Friday, 6 March 2009


Took the scenic route (i.e. got a bit lost) to kindergarten the other day, drove through lots of fields and downs some extremely narrow (and barely used, by the looks of them) roads, and stumbled across a very bizarre vegetable plot:

Pretty neat and tidy, eh? Looks pretty lively... except it's not. Look closer, those people have no faces:

Scarecrows! Me thinks the farmer has too much time on his hands. In fact, this farmer hit the news a few years back with his scarecrows. His fields were being wrecked by wild boar, so he made loads of real -looking scarecrows in a bid to keep them away. K's colleague was having a similar problem on his land and laid traps - the next day he had caught 12 wild boars! If only he had a butcher friend...
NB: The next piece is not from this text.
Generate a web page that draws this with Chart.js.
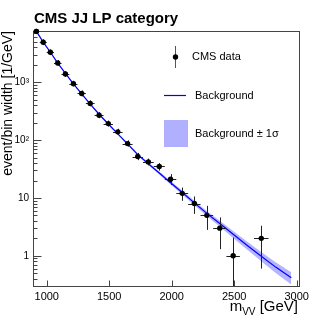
<!DOCTYPE html>
<html lang="en">
<head>
<meta charset="UTF-8">
<title>CMS JJ LP category</title>
<script src="https://cdn.jsdelivr.net/npm/chart.js"></script>
<style>
  html, body { margin: 0; padding: 0; background: #fff; }
  #wrap { width: 332px; height: 319px; }
</style>
</head>
<body>
<div id="wrap"><canvas id="mvvChart" width="332" height="319"></canvas></div>
<script>
// dijet mass bin edges (GeV)
const binEdges = [890, 944, 1000, 1058, 1118, 1181, 1246, 1313, 1383, 1455, 1530, 1607, 1687,
                  1770, 1856, 1945, 2037, 2132, 2231, 2332, 2438, 2546, 2659, 2775, 2895, 3019];

// CMS data per bin (null = empty bin, not drawn on log scale)
const dataValues  = [7600, 4910, 3300, 2155, 1390, 946, 641, 431, 269, 193, 139, 87, 52,
                     42, 35, 21, 12, 8, 5, 3, 1, null, 2, null, null];
const dataErrUp   = [900, 600, 400, 260, 170, 115, 80, 55, 35, 25, 18, 12, 8,
                     6, 5, 4.8, 3.1, 2.6, 2.3, 1.6, 1.07, null, 1.3, null, null];
const dataErrDown = [800, 520, 350, 230, 150, 100, 70, 48, 30, 22, 16, 10, 7,
                     5.5, 5.3, 4.2, 3.1, 2.7, 2.2, 1.7, 1.0, null, 1.4, null, null];

// background fit at bin centres and its relative 1 sigma band
const bkgValues = [7600, 4950, 3300, 2150, 1420, 940, 630, 420, 280, 190, 128, 86, 56,
                   39, 27, 18.3, 12.4, 8.2, 5.4, 3.6, 2.35, 1.52, 0.98, 0.63, 0.417];
const bkgRelErr = [0.02, 0.02, 0.02, 0.02, 0.02, 0.02, 0.025, 0.025, 0.03, 0.03, 0.035, 0.04, 0.045,
                   0.05, 0.06, 0.07, 0.08, 0.09, 0.10, 0.12, 0.14, 0.16, 0.18, 0.21, 0.24];

const xTicks = [1000, 1500, 2000, 2500, 3000];
const yTicks = [1, 10, 100, 1000];
const yTickLabels = ['1', '10', '10\u00B2', '10\u00B3'];

const centers = binEdges.slice(0, -1).map((e, i) => (e + binEdges[i + 1]) / 2);

const dataPts = [];
dataValues.forEach((v, i) => {
    if (v === null) return;
    dataPts.push({ x: centers[i], y: v, xlo: binEdges[i], xhi: binEdges[i + 1],
                   yhi: v + dataErrUp[i], ylo: v - dataErrDown[i] });
});
const bkgLine = centers.map((c, i) => ({ x: c, y: bkgValues[i] }));
const bandHi = centers.map((c, i) => ({ x: c, y: bkgValues[i] * (1 + bkgRelErr[i]) }));
const bandLo = centers.map((c, i) => ({ x: c, y: bkgValues[i] * (1 - bkgRelErr[i]) }));

const FONT = "'Liberation Sans', Arial, Helvetica, sans-serif";

// error bars of the data, drawn just before the markers
const errorBars = {
    id: 'errorBars',
    beforeDatasetDraw(chart, args) {
        if (args.index !== 3) return;
        const { ctx, chartArea: a, scales: { x, y } } = chart;
        ctx.save();
        ctx.beginPath();
        ctx.rect(a.left, a.top, a.right - a.left, a.bottom - a.top);
        ctx.clip();
        ctx.strokeStyle = '#222';
        ctx.lineWidth = 1;
        dataPts.forEach(p => {
            const px = Math.round(x.getPixelForValue(p.x)) + 0.5;
            const py = Math.round(y.getPixelForValue(p.y)) + 0.5;
            const top = y.getPixelForValue(p.yhi);
            const bot = p.ylo > 0 ? y.getPixelForValue(p.ylo) : a.bottom + 5;
            ctx.beginPath();
            ctx.moveTo(px, top); ctx.lineTo(px, bot);
            ctx.moveTo(x.getPixelForValue(p.xlo), py); ctx.lineTo(x.getPixelForValue(p.xhi), py);
            ctx.stroke();
        });
        ctx.restore();
    }
};

// ROOT-like frame, inner ticks, titles and legend
const frame = {
    id: 'frame',
    afterDraw(chart) {
        const { ctx, chartArea: a, scales: { x, y } } = chart;
        ctx.save();
        ctx.strokeStyle = '#444';
        ctx.lineWidth = 1;
        ctx.strokeRect(Math.round(a.left) + 0.5, Math.round(a.top) + 0.5,
                       Math.round(a.right - a.left), Math.round(a.bottom - a.top));

        ctx.beginPath();
        const left = Math.round(a.left) + 0.5;
        for (let dec = -1; dec <= 3; dec++) {
            for (let m = 1; m <= 9; m++) {
                const v = m * Math.pow(10, dec);
                if (v < y.min || v > y.max) continue;
                const py = Math.round(y.getPixelForValue(v)) + 0.5;
                ctx.moveTo(left, py);
                ctx.lineTo(left + (m === 1 ? 8 : 4), py);
            }
        }
        const bottom = Math.round(a.bottom) + 0.5;
        xTicks.forEach(v => {
            const px = Math.round(x.getPixelForValue(v)) + 0.5;
            ctx.moveTo(px, bottom);
            ctx.lineTo(px, bottom - 6);
        });
        ctx.stroke();

        // first data marker sits on the frame corner, redraw it on top
        const p0 = dataPts[0];
        ctx.fillStyle = '#000';
        ctx.beginPath();
        ctx.arc(x.getPixelForValue(p0.x), y.getPixelForValue(p0.y), 2.7, 0, Math.PI * 2);
        ctx.fill();

        ctx.textBaseline = 'alphabetic';
        ctx.textAlign = 'left';
        ctx.font = 'bold 15px ' + FONT;
        ctx.fillText('CMS JJ LP category', 34, 23);

        // x axis title: m_VV [GeV], right aligned on the frame
        const right = 298;
        ctx.font = '15px ' + FONT;
        const wRest = ctx.measureText(' [GeV]').width;
        const wM = ctx.measureText('m').width;
        ctx.font = '10px ' + FONT;
        const wSub = ctx.measureText('VV').width;
        let tx = right - wRest - wSub - wM;
        ctx.font = '15px ' + FONT;
        ctx.fillText('m', tx, 311);
        ctx.font = '10px ' + FONT;
        ctx.fillText('VV', tx + wM, 315);
        ctx.font = '15px ' + FONT;
        ctx.fillText(' [GeV]', tx + wM + wSub, 311);

        // legend
        ctx.font = '11px ' + FONT;
        ctx.textBaseline = 'middle';
        ctx.strokeStyle = '#555';
        ctx.beginPath();
        ctx.moveTo(175.5, 46); ctx.lineTo(175.5, 68);
        ctx.stroke();
        ctx.fillStyle = '#000';
        ctx.beginPath();
        ctx.arc(175.5, 57, 2.7, 0, Math.PI * 2);
        ctx.fill();
        ctx.fillText('CMS data', 192, 57);

        ctx.strokeStyle = '#0000ff';
        ctx.lineWidth = 1.2;
        ctx.beginPath();
        ctx.moveTo(164, 95.5); ctx.lineTo(186, 95.5);
        ctx.stroke();
        ctx.fillText('Background', 195, 96);

        ctx.fillStyle = 'rgba(150,150,255,0.75)';
        ctx.fillRect(164, 120, 24, 27);
        ctx.fillStyle = '#000';
        ctx.fillText('Background \u00B1 1\u03C3', 195, 134);
        ctx.restore();
    }
};

const ctx = document.getElementById('mvvChart').getContext('2d');
new Chart(ctx, {
    type: 'scatter',
    data: {
        datasets: [
            { data: bandHi, showLine: true, pointRadius: 0, borderWidth: 0,
              backgroundColor: 'rgba(150,150,255,0.7)', fill: '+1', order: 3 },
            { data: bandLo, showLine: true, pointRadius: 0, borderWidth: 0,
              backgroundColor: 'rgba(150,150,255,0.7)', fill: false, order: 3 },
            { data: bkgLine, showLine: true, pointRadius: 0, borderColor: '#0000ff',
              borderWidth: 1.2, fill: false, order: 2 },
            { data: dataPts, pointRadius: 2.7, pointBackgroundColor: '#000',
              pointBorderWidth: 0, borderColor: '#000', order: 1, clip: 4 }
        ]
    },
    options: {
        responsive: false,
        animation: false,
        layout: { padding: { top: 31, right: 33, left: 0, bottom: 0 } },
        plugins: { legend: { display: false }, tooltip: { enabled: false } },
        scales: {
            x: {
                type: 'linear', min: 890, max: 3019,
                grid: { display: false, drawTicks: false },
                border: { display: false },
                afterBuildTicks: s => { s.ticks = xTicks.map(v => ({ value: v })); },
                afterFit: s => { s.height = 33; },
                ticks: { padding: 4, color: '#000', font: { family: FONT, size: 11 },
                         maxRotation: 0, callback: v => String(v) }
            },
            y: {
                type: 'logarithmic', min: 0.303, max: 7700,
                grid: { display: false, drawTicks: false },
                border: { display: false },
                afterBuildTicks: s => { s.ticks = yTicks.map(v => ({ value: v })); },
                afterFit: s => { s.width = 33; },
                ticks: { padding: 4, color: '#000', font: { family: FONT, size: 10 },
                         callback: v => yTickLabels[yTicks.indexOf(v)] },
                title: { display: true, text: 'event/bin width [1/GeV]', align: 'end',
                         color: '#000', padding: 0, font: { family: FONT, size: 14 } }
            }
        }
    },
    plugins: [errorBars, frame]
});
</script>
</body>
</html>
The other day I held a baby shower for a Japanese friend. Very small scale, only a few of us, and it's not a British custom so wasn't really sure what a baby shower should entail. Played a couple of games, one of which was quite gross but very funny - I melted various chocolates (and no, I didn't eat any)and squished them one-by-one in nappies, then the guests had to try and guess what kind of chocolate they were. Highlight for me was watching my very, very cute friend Hiroko sniffing and then tasting! We ate lots of goodies and treats, including a baked camembert which was very simple to put together:

Brown sugar Dijon Camembert

1 camembert (I used a small one, 125g, if you use a bigger one you may need to double he recipe)
25g brown sugar
1/2 tablespoon Dijon mustard
20g flaked almonds

Chop half the almonds and combine with the sugar and mustard. Cut the camembert in half horizontally and put one half cut side up on a baking tray. Spread with half the mixture, then put the other half of the cheese on top (again, cut side up) and top with the remaining mixture. Sprinkle with the rest of the almonds, then bake at 190c for about 12 minutes. Serve with slices of apple, chunks of French bread, etc. to dip in.
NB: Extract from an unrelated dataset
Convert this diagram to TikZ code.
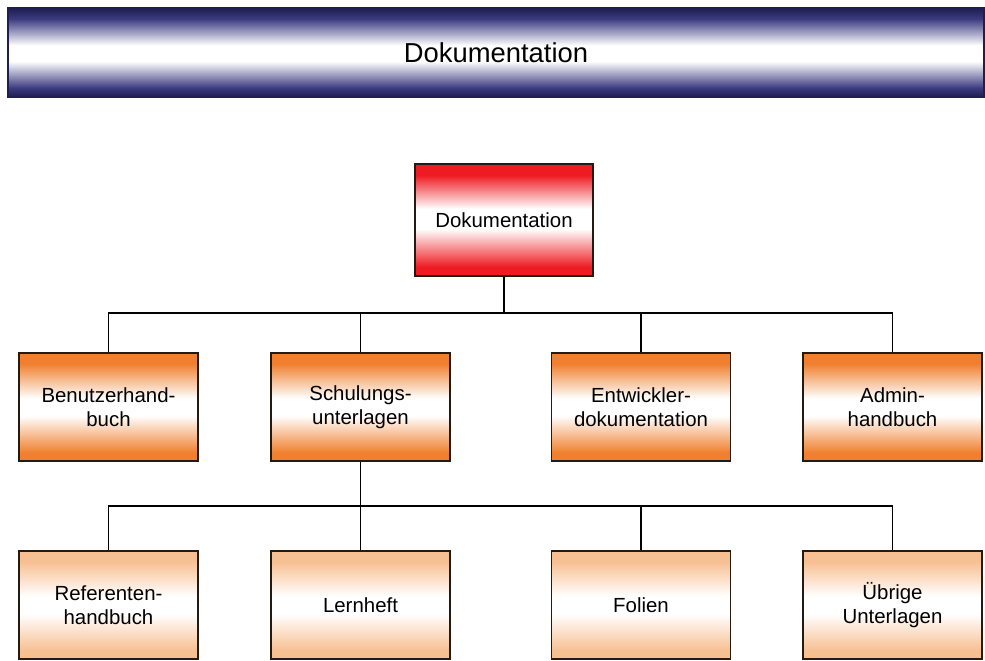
\documentclass[tikz,border=0pt]{standalone}
\usepackage{fontspec}
\setmainfont{Liberation Sans}

% vertical bands: strong colour at top and bottom, white in the middle
% (TikZ maps a shape onto the 25bp..75bp part of a 100bp shading)
\definecolor{bandnavy}{RGB}{58,58,128}
\definecolor{bandnavydark}{RGB}{30,30,80}
\definecolor{bandred}{RGB}{238,28,34}
\definecolor{bandorange}{RGB}{240,128,48}
\definecolor{bandpeach}{RGB}{247,192,146}
\definecolor{edgecol}{RGB}{36,26,20}

\pgfdeclareverticalshading{navyband}{100bp}{%
  color(0bp)=(bandnavydark); color(25bp)=(bandnavydark); color(30bp)=(bandnavy);
  color(45bp)=(white); color(54bp)=(white); color(69bp)=(bandnavy);
  color(75bp)=(bandnavydark); color(100bp)=(bandnavydark)}
\pgfdeclareverticalshading{redband}{100bp}{%
  color(0bp)=(bandred); color(29bp)=(bandred); color(46bp)=(white);
  color(55bp)=(white); color(70bp)=(bandred); color(100bp)=(bandred)}
\pgfdeclareverticalshading{orangeband}{100bp}{%
  color(0bp)=(bandorange); color(29bp)=(bandorange); color(46bp)=(white);
  color(54bp)=(white); color(70bp)=(bandorange); color(100bp)=(bandorange)}
\pgfdeclareverticalshading{peachband}{100bp}{%
  color(0bp)=(bandpeach); color(29bp)=(bandpeach); color(46bp)=(white);
  color(54bp)=(white); color(70bp)=(bandpeach); color(100bp)=(bandpeach)}

\tikzset{
  box/.style={draw=edgecol, line width=1.2bp, shade, align=center,
    minimum width=179bp, minimum height=108bp, inner sep=0pt,
    font=\fontsize{20.5}{24}\selectfont},
  rootbox/.style={box, shading=redband, minimum width=178bp, minimum height=112bp},
  mainbox/.style={box, shading=orangeband},
  subbox/.style={box, shading=peachband},
  link/.style={draw=black, line width=1.2bp}
}

\begin{document}
\begin{tikzpicture}[x=1bp, y=-1bp]
  \useasboundingbox (0,0) rectangle (985,661);

  % title banner
  \node[draw=bandnavydark, line width=1.2bp, shade, shading=navyband,
        minimum width=976bp, minimum height=89bp, inner sep=0pt,
        font=\fontsize{27.5}{32}\selectfont] (banner) at (496,52.5) {Dokumentation};

  % tree
  \node[rootbox] (root) at (504,220) {Dokumentation};

  \node[mainbox] (m1) at (108.5,407) {Benutzerhand-\\buch};
  \node[mainbox] (m2) at (360.5,407) {Schulungs-\\unterlagen};
  \node[mainbox] (m3) at (641,407)   {Entwickler-\\dokumentation};
  \node[mainbox] (m4) at (892.5,407) {Admin-\\handbuch};

  \node[subbox] (s1) at (108.5,605) {Referenten-\\handbuch};
  \node[subbox] (s2) at (360.5,605) {Lernheft};
  \node[subbox] (s3) at (641,605)   {Folien};
  \node[subbox] (s4) at (892.5,605) {Übrige\\Unterlagen};

  % first level connectors
  \coordinate (j1) at (504,313);
  \draw[link] (root.south) -- (j1);
  \draw[link] (m1.north) |- (j1) -| (m4.north);
  \draw[link] (m2.north) -- (m2.north |- j1);
  \draw[link] (m3.north) -- (m3.north |- j1);

  % second level connectors
  \coordinate (j2) at (360.5,506);
  \draw[link] (m2.south) -- (s2.north);
  \draw[link] (s1.north) |- (j2) -| (s4.north);
  \draw[link] (s3.north) -- (s3.north |- j2);
\end{tikzpicture}
\end{document}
I love camembert, but wasn't so keen on the mustard in this recipe. Would make again, but with a different filling (chilli and apricot, mmmmm)>

I also made another nappy cake for the guest of honour to take home:

Thinking I might like to make these to sell...


  1. Wow, that is such a funny hoot about the farm... I hope it works though? lol And what a fab way to serve Camembert, oh it looks so yummy, did you have it with biscuits?
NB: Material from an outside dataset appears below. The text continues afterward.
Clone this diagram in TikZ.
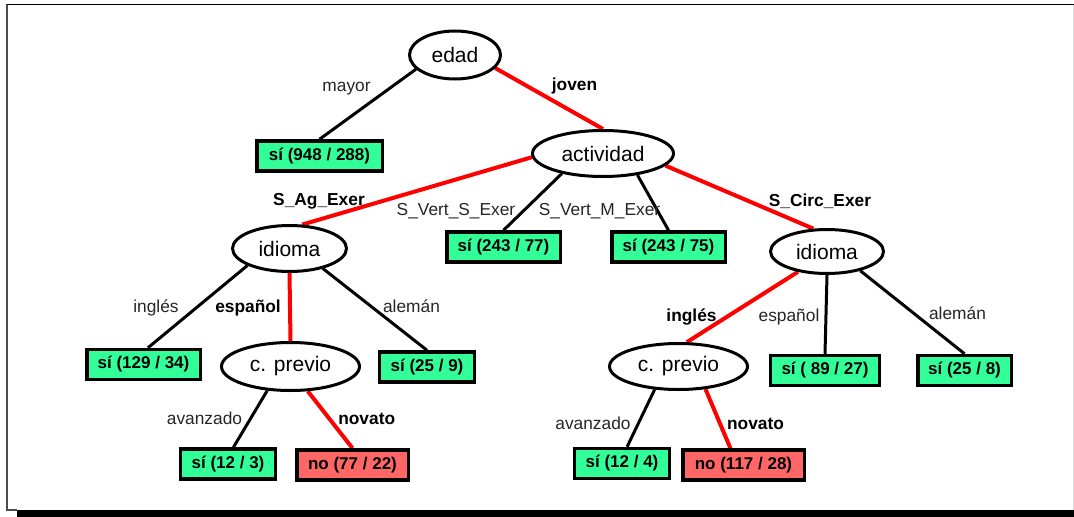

    Your nappy cake, oh it is surely adorable,you should sell them, you could open up a net shop, you could do towels for Newlyweds..... ps. where did you get the wrap film and ribbon, I was thinking of send some cupcakes to some friends = )

  2. That farm is brilliant! I wonder if it works better having so many people mid action.

    hehe I've heard of that nappy game but have yet to try it!

  3. What great scarecrows. And here I was thinking I might just stick Granny K to a bit of wood and plant her in the back yard to keep the ferrits and moles at bay.

  4. Love those pics of the rice field!!
    Thanks for your comments is an amazing view :) very lucky to live there.
    thanks for the compliments on our style as well!!
    stop by if you're every in sydney! :)
    Caitin x

  5. Those pictures are great!
    What an interesting find, sometimes getting lost can be fun.
    Once I was quite shocked driving in the country, rounding a corner to find (caucasian) heads on stakes in the rice fields... they were plastic heads hair stylists use to practice on, also used as scarecrows. I almost had an accident.
    Shikoku L.

  6. Thanks so much for your kind comments! :) I love this farmer's plot-bizarre and yet so fascinating! Love your blog!

  7. The nappy cake is awesome! I'm going to try my hand at one for my niece. Is that a teddy bear on top?

    Just here new after seeing your sig on the MIJ list.

  8. Hi Pat! This cake has a squeaky rabbit toy stuck in the top, but the cake in the post above has a teddy shaker. I just buy a whole pile of stuff and arrange with whatever I've got. There is a big bottle of babysoap in the middle to act as a core, as well as various bits of clothing.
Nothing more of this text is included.